* **GIVEN INSTRUCTION**
Leave out all pictures. Return exactly the lines from the top of the material through the line containing "const maritalValues = [83, 17];".

* **Stored entries**
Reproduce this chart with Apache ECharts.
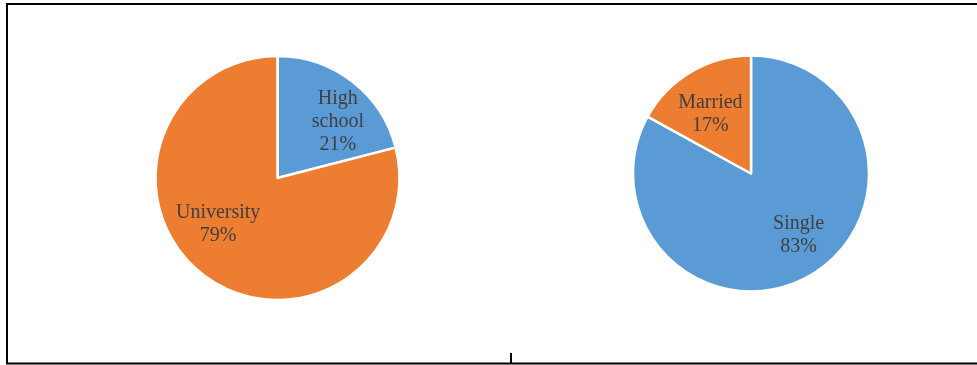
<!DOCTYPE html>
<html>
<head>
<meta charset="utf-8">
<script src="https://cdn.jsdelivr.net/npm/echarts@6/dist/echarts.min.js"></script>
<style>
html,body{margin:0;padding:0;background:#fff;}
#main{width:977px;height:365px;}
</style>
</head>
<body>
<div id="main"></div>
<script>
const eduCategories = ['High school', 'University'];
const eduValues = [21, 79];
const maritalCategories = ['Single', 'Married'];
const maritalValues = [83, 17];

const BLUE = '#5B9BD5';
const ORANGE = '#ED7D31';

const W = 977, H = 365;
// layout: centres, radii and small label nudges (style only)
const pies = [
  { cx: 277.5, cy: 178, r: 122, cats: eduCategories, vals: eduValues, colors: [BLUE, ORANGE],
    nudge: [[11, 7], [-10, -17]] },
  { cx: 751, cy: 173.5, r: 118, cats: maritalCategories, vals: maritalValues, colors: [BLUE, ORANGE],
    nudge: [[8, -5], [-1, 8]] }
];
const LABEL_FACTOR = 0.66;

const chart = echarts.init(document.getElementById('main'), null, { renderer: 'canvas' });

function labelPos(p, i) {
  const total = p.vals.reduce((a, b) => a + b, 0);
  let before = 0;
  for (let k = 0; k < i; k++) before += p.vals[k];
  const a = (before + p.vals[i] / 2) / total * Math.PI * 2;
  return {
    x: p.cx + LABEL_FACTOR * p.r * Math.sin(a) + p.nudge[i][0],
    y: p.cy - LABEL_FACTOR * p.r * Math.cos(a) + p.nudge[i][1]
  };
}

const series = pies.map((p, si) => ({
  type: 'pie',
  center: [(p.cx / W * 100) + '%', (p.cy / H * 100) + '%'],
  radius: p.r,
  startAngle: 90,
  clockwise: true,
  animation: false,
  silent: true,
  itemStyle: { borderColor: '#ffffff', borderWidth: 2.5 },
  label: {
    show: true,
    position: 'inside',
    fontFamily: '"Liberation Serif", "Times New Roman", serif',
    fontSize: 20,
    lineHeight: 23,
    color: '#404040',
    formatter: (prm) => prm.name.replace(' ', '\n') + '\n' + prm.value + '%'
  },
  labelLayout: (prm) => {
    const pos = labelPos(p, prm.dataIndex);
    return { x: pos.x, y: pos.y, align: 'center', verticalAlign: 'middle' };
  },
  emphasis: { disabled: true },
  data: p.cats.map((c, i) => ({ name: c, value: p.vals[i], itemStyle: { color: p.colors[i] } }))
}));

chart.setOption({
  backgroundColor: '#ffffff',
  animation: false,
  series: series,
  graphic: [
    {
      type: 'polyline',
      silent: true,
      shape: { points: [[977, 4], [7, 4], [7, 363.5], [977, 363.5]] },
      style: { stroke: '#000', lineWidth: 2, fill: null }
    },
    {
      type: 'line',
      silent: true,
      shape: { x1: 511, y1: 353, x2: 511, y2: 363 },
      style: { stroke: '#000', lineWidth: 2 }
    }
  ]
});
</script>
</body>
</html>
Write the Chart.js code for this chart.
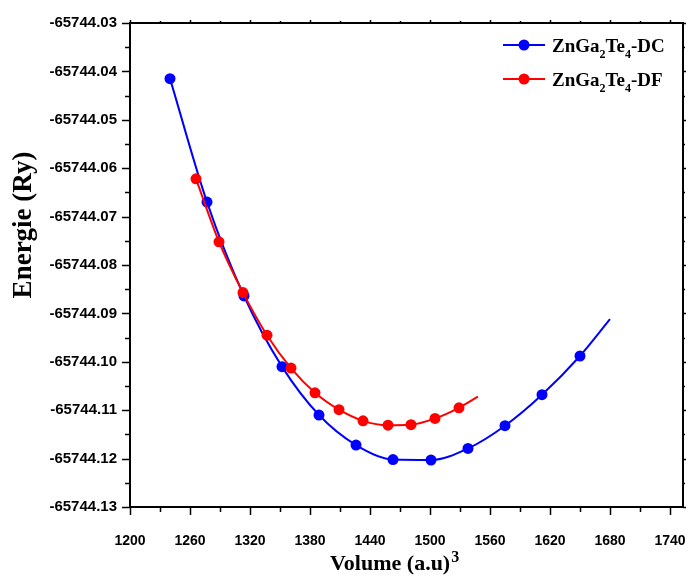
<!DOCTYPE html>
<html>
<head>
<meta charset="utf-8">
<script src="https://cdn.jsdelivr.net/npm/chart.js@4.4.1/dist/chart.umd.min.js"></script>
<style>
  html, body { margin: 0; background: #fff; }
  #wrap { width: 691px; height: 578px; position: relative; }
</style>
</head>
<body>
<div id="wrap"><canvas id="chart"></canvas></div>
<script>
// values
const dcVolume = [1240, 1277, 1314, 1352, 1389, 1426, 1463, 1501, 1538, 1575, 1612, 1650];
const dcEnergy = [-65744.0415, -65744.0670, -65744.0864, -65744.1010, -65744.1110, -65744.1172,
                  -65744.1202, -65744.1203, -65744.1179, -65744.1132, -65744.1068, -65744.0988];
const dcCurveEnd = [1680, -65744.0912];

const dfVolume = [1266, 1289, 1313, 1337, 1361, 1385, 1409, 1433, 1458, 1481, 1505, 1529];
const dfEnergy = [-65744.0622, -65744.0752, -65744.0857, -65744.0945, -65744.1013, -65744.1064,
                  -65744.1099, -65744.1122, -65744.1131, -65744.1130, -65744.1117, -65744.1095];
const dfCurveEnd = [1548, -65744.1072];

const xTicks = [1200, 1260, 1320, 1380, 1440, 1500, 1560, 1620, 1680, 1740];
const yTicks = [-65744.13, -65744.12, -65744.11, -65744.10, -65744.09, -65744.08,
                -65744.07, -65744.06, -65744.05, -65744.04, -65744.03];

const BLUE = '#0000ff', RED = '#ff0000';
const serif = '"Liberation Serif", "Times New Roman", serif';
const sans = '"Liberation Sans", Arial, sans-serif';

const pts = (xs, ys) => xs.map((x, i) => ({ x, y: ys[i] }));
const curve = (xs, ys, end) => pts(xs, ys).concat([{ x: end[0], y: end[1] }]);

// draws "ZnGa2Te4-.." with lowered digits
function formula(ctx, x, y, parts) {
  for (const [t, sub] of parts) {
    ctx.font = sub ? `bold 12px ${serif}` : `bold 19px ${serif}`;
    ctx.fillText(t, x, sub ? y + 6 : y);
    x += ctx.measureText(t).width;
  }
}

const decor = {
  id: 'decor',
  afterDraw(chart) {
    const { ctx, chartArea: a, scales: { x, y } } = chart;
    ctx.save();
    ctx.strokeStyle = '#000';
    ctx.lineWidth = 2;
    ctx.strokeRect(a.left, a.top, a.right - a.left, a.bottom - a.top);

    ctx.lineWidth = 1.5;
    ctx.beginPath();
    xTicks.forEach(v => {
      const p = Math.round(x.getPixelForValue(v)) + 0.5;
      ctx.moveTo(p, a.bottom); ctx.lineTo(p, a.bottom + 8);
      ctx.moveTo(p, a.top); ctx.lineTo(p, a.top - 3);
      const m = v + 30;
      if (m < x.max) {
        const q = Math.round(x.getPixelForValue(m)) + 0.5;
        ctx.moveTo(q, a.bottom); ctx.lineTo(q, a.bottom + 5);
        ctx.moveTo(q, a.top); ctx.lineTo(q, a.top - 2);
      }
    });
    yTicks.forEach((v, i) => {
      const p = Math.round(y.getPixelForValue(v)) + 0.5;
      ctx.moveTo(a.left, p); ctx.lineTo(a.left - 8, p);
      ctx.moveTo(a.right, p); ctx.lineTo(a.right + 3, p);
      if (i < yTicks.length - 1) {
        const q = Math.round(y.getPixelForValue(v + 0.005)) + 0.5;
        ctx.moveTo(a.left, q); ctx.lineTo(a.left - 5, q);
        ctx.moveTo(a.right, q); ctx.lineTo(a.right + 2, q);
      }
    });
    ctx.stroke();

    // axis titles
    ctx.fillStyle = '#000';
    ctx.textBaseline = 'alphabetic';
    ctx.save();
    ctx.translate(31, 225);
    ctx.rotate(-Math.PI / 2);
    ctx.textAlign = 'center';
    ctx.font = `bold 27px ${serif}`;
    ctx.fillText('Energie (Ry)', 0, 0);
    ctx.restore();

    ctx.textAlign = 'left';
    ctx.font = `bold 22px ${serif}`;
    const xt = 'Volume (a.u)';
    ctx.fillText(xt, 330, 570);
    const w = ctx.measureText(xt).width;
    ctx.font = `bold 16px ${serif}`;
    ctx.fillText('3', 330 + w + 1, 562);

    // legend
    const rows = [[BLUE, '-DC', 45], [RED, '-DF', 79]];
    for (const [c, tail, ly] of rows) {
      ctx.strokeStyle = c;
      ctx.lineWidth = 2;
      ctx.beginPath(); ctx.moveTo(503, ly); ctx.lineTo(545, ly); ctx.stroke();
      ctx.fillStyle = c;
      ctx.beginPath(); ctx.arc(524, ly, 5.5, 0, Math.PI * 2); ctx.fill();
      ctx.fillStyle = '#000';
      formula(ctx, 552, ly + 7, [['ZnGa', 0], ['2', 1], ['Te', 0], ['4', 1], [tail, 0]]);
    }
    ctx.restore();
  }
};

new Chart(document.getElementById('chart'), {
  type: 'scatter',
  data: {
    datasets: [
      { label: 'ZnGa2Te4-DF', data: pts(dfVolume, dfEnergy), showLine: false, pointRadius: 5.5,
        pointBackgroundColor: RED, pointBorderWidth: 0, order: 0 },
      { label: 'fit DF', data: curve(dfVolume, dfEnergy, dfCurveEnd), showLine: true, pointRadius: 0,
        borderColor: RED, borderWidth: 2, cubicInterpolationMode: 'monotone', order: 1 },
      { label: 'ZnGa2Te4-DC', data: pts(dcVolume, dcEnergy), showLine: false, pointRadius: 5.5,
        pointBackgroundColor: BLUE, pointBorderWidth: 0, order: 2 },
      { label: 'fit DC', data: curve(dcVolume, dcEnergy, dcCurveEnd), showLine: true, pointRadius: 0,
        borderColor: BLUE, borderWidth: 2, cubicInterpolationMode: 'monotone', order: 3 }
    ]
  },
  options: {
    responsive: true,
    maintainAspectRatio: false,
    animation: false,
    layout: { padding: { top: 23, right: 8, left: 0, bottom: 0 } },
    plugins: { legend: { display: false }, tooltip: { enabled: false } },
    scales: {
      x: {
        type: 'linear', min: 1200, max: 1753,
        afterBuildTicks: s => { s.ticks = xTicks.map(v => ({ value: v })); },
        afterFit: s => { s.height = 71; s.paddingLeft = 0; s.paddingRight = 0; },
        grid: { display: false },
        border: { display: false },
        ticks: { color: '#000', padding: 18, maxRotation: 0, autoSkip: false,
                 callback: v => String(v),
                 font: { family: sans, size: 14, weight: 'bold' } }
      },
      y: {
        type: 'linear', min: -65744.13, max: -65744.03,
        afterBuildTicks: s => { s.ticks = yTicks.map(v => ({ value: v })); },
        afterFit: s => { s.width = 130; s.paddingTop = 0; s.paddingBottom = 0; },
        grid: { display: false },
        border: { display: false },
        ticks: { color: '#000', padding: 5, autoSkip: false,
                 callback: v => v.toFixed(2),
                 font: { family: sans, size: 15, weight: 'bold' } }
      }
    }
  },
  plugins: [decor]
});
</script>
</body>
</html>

* **SOLUTION**
Reproduce this chart with Apache ECharts.
<!DOCTYPE html>
<html>
<head>
<meta charset="utf-8">
<script src="https://cdn.jsdelivr.net/npm/echarts@6/dist/echarts.min.js"></script>
<style>
html,body{margin:0;padding:0;background:#fff;}
#main{width:977px;height:365px;}
</style>
</head>
<body>
<div id="main"></div>
<script>
const eduCategories = ['High school', 'University'];
const eduValues = [21, 79];
const maritalCategories = ['Single', 'Married'];
const maritalValues = [83, 17];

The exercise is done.